#### Given task:
Do not repeat pictures. Repeat exactly the lines of the listing below from its first line through the line with "in range(1, 29)]".

:::

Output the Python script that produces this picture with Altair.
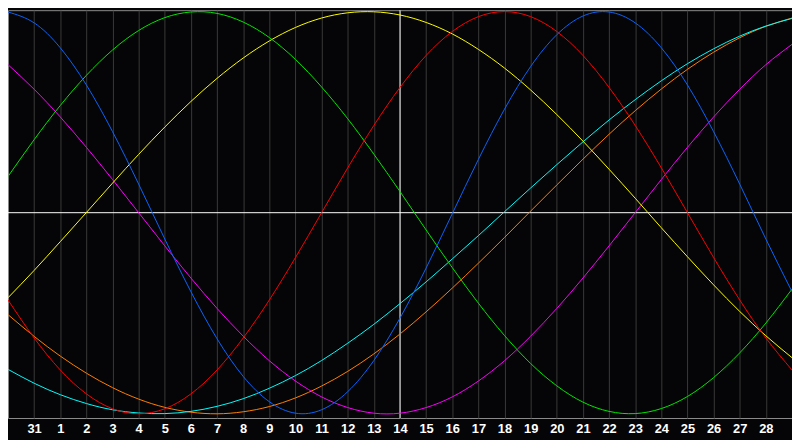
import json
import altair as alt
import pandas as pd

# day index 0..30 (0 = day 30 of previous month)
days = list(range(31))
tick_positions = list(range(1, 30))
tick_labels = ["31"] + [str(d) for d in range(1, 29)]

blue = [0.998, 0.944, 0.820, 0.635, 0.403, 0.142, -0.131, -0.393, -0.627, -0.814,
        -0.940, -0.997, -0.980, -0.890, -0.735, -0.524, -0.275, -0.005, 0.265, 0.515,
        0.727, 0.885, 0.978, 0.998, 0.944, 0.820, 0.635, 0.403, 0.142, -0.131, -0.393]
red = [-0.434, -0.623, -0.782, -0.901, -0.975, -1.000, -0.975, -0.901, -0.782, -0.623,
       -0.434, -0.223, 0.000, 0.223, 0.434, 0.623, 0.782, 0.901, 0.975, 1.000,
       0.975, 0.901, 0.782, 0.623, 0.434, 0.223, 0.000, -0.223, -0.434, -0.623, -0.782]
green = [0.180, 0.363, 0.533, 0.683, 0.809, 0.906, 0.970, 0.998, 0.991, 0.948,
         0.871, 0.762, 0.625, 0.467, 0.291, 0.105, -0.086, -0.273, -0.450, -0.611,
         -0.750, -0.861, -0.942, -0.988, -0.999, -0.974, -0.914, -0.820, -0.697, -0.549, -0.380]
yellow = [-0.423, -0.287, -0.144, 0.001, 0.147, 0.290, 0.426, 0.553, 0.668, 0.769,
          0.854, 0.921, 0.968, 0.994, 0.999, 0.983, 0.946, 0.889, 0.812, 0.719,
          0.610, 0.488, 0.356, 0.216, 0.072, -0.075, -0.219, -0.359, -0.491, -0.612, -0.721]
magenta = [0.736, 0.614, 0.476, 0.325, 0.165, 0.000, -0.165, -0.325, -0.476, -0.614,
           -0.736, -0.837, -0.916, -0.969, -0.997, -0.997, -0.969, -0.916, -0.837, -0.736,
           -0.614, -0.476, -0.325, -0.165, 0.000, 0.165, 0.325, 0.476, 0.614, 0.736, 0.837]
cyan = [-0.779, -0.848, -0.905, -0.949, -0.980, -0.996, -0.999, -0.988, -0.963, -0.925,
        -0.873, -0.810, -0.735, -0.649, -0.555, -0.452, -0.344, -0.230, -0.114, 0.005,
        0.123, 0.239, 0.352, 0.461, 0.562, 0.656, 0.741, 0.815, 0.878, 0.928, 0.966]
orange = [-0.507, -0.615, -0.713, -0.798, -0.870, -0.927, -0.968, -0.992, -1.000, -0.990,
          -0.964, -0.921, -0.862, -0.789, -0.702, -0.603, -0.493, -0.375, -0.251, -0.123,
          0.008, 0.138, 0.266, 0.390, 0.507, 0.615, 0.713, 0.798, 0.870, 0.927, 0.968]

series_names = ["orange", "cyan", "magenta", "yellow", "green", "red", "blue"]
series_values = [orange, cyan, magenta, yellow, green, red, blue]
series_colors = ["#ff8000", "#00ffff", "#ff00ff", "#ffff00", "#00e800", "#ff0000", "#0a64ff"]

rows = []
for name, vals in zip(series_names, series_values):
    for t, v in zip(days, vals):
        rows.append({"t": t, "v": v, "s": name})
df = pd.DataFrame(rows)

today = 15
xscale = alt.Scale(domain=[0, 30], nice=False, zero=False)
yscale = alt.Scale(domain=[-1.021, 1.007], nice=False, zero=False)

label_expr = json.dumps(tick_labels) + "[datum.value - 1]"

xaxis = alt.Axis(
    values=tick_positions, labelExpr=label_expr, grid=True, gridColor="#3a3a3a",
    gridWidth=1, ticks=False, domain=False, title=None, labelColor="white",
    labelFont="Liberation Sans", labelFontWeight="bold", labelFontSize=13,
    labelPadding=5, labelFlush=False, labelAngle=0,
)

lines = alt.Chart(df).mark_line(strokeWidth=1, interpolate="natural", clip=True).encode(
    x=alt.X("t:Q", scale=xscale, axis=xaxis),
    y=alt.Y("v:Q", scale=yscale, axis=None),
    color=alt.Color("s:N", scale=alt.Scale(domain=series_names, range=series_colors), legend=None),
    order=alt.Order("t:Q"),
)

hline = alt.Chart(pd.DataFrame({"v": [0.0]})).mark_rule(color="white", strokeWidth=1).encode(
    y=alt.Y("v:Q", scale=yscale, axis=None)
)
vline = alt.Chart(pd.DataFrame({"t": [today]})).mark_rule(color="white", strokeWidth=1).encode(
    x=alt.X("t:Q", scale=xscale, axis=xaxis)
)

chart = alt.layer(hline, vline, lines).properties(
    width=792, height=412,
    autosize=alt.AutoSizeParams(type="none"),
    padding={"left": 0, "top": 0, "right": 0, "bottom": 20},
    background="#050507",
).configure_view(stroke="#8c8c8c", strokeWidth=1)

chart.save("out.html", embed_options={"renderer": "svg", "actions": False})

:::

#### Final result:
Output the Python script that produces this picture with Altair.
import json
import altair as alt
import pandas as pd

# day index 0..30 (0 = day 30 of previous month)
days = list(range(31))
tick_positions = list(range(1, 30))
tick_labels = ["31"] + [str(d) for d in range(1, 29)]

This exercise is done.